I was thinking about this paper again when I ran across a tweet from venture capitalist/M’tech bro hero Paul Graham:
It’s very tempting to want to get out of this argument by clinging to pragmatism. This is a view I’m sympathetic to, and, even after many years of investigation, still sometimes cling to. The world just is, isn’t it? Spending years working together a project of ontology — explaining how something (usually the world) comes into being — is a boring and petty waste of time when I’m pretty certainly that at the very least cogito ergo sum; I think, therefore I am. And, to be fair, many of the claims philosophy were constructed by bored white guys so concerned that they be right that they cling to esoteric, bloated, and abstract language in a way that is interesting to philosophers but is far too obtuse for anyone else. So it’s easy to reject it out-of-hand as too esoteric or too unpragmatic. This is a simple-minded move, however, because playing the pragmatic card immediately forces us to consider the world as not near as complex, interesting, or full of deviant possibilities as it could possibly be.
That’s dangerous to us as technologists — we are constantly in a battle to attempt to reimagine the world and to solve all of its complex problems in interesting, beautiful, and wonderful ways. Rejecting this kind of philosophical work as unpragmatic — though it may be entirely too dense and esoteric — is immediately contrary to our mission: making the world a smarter, better, place. To do that kind of work we must begin to acknowledge and appreciate the complexities of the world: if we reduce our worldview to a single, static, lens, we miss out on the wonderful opportunities afforded by accepting the views of many communities of knowledge.
More generally, this kind of thinking goes against and misrepresents our job as technologists — or, as some would call us, applied scientists. There’s a lot a debate over what a technologist even is — but if we are to hold to the “applied science” definition, it becomes incredibly crucial that we fully understand and appreciate science itself. To be fair to science, within science itself, there’s never been a claim to absolution. Scientists work on proving or disproving theory in a repeatable and objective way. The idea is that if you repeat your experiments enough and if you come to the same conclusion every time, maybe then you’ve got your hands on some truth. The problem with this — and where we must turn to philosophy — is that science itself can’t claim that simply because you’ve done something a lot of times in a lot of places doesn’t mean you’ve got yourself a truth. There’s no link that innately makes science the One True Absolute Way of Knowing.

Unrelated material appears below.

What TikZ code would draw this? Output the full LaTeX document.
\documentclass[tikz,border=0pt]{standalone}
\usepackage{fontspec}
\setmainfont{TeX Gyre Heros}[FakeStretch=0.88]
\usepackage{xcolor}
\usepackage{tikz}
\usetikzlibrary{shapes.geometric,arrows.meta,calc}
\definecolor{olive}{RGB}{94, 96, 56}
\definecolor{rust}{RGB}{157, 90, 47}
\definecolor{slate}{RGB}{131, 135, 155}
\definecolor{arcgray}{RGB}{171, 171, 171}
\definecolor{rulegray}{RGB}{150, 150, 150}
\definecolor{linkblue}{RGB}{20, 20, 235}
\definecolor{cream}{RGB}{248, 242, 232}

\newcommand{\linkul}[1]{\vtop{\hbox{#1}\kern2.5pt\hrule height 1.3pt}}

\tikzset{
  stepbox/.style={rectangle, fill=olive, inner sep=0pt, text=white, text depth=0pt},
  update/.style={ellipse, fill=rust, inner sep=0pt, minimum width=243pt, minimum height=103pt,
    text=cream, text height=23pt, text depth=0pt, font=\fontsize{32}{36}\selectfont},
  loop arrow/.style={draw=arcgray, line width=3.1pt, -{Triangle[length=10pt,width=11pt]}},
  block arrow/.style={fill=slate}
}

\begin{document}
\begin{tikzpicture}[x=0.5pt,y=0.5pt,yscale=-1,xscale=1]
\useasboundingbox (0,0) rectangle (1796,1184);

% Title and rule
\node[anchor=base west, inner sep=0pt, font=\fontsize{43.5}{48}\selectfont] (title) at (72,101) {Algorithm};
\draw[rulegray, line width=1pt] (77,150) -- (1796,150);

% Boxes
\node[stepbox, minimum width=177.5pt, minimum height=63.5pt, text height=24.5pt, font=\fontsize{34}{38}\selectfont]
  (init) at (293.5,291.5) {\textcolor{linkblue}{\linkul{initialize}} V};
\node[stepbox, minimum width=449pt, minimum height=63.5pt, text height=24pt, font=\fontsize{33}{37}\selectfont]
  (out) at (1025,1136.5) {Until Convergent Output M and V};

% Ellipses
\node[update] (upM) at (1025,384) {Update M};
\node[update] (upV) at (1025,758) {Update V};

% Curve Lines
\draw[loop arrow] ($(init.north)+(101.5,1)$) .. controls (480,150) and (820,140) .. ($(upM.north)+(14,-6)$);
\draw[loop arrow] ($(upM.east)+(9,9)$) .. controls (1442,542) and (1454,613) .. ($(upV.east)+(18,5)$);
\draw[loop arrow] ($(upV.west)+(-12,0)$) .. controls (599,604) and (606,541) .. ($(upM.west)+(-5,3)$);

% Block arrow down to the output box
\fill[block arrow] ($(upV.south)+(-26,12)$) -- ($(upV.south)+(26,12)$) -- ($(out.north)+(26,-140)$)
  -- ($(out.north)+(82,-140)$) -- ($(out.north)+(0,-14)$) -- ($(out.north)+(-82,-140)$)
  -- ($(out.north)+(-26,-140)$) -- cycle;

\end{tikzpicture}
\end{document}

Science itself, of course, is very new. Some critics — specifically, feminist and Marxist critics — want to say that science is actually a direct result of a turn to patriarchal capitalism that has violently and through force destroyed others ways of knowing. You see, in order to science, you must assume that the world is simply all there is, that it is objective, that it can be manipulated by mankind in fruitful ways, and that it is atomic and predictable. These are cozy assumptions that make our work as technologists a ton easier. A lot of post-Marxist thought is dedicated to disputing these claims by investigating the ways in which capitalism forces us to reduce the world to atomic, repeatable, knowable bits, stripping it of complexity. Though I sympathize, I have to admit I find these claims a bit far-fetched. That being said, however, they do point to something important: science itself is constructed, and it is merely a method that attempts to point at that objective truth. Whether it gets there or not is not science’s concern.
Thus we must treat every piece of technology we create as a theory — as but one way of understanding and interacting with the world. It is not the only way. Saying anything is the best anything requires we rely on quite rocky and disputable definition of what we can consider best. We must reposition our work as technologists as only the work of theorists at play. The good news is that — far from esoteric — this becomes a rather productive approach to truth, too. It allows us to envision the ways in which we might understand or interact with the world in ways that allow us to explore and build our world in different and intriguing ways. These possibilities are not merely tangential or accidental. Simply by changing our social location or embracing a new community of knowledge we can begin to learn how to create interesting technologies in different ways that serve different purposes. I think those possibilities are incredibly awesome, and not something we think about often enough in our consumer tech-obsessed tech bubble.
But this process begins by us rejecting the notion that truth is absolute, that is is objective, and that our approach to truth is the only approach to truth. There are many ways we as technologists can embark on a project like this: reading books, going back to school, learning languages, or moving to a foreign country (if you want to join me in Mexico City, holler at me here. )
Ironically, of course, this all means that Paul Graham may have been accidentally right, after all. We cannot accept the orthodoxy given to us as technologists. We whisper to ourselves that we must learn to think different in order to do our work, yet cling to traditional ideas of truth and objectivity. Isn’t it time we started learning what “think different” really means?